Strict Tax Rules for Swapping Intellectual Property
July 18, 2016 | Business Plans, Financial Planning, IRS Regulation, Tax Planning
The exchange of intangible property involves a two-part test. Yes, you can arrange a tax-deferred exchange of your company’s intellectual property — for example, copyrights, patents or trademarks — with another company. However, the IRS imposes strict requirements on such “like-kind” transfers and requires a specific analysis for each transaction.
Like-Kind Exchange Basics
Generally, no taxable gain or loss is recognized on the exchange of like-kind assets held for productive use in a trade or business or for investment, according to section 1031 of the Internal Revenue Code.
Often, like-kind exchanges are used with real property but can be used for some other investment or business assets. Buildings, land, machinery, trucks, aircraft and rental houses are common examples of tangible property that might qualify. Like-kind assets can also include certain intangible assets such as patents, copyrights, trademarks and licenses. In one case, for example the IRS ruled the exchange of FCC radio licenses for an FCC television license was a like-kind exchange under Section 1031. (IRS Technical Advice Memo 20035005)
However, Section 1031 does not apply to exchanges of inventory, stocks, bonds, notes, other securities or evidence of indebtedness, or certain other assets.
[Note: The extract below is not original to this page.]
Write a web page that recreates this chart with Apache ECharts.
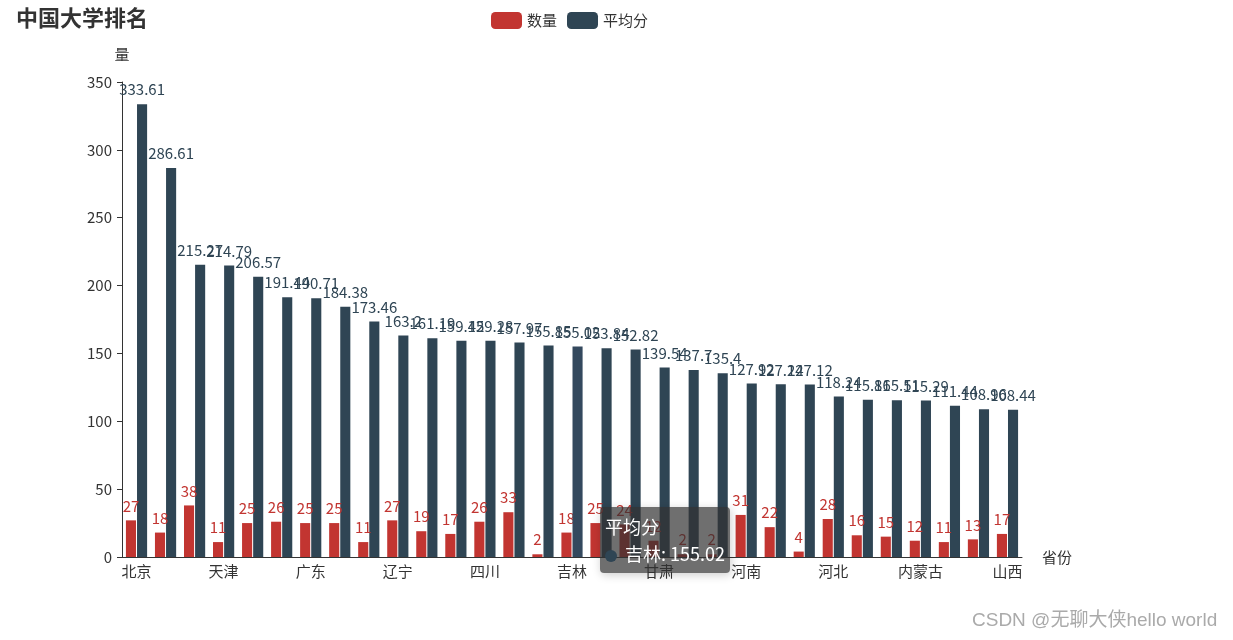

Also, exchanges of partnership interests do not qualify as exchanges of like-kind property.
According to the IRS, properties are of like-kind, if they are of the same nature or character, even if they differ in grade or quality. A like-kind exchange is reported on a form that is filed with your tax return, even though no gain or loss is recognized.
One IRS ruling: A company grouped all of its patents into four broad categories of property — Composition of Matter, Machine, Manufacturing and Process. Accordingly, it wanted to swap a patent for a process for another process patent, a machine patent for a machine patent and so on. The company also claimed like-kind treatment for exchanges of trademarks and trade names.
If properties are included in the same class, the IRS permits tax-deferred swaps of tangible personal properties that are like-kind. But this won’t work for intangible properties. In that case, a two-part test is used to determine:
- The nature or character of the rights involved.
- The nature or character of the underlying property.
Generally, the nature or character of rights under one patent is the same as the nature or character of rights under a different patent, even though the underlying properties differ. Thus, the first part of the test is satisfied if patents exist on both sides. But what about the second part of the test?
The IRS, in a Technical Advice Memo, said that matching patents by product classes already specified under regulations is a reasonable method to satisfy the second part of the test. However, the IRS found no authority for the company’s proposed matching scheme. The tax deferral for like-kind exchanges requires specificity and analysis on an item-by-item basis, rather than on a global basis. Result: The IRS ruled the patents couldn’t be exchanged tax-free.
Similarly, the IRS rejected the claim that all trade names and trademarks should be considered like-kind regardless of use, appearance, form or origin. All trademarks and trade names are not created alike. (IRS TAM 200602034)
Definitely consult with your attorney and tax adviser before entering into a transaction, because like-kind exchanges under Section 1031 of the tax code are quite complex.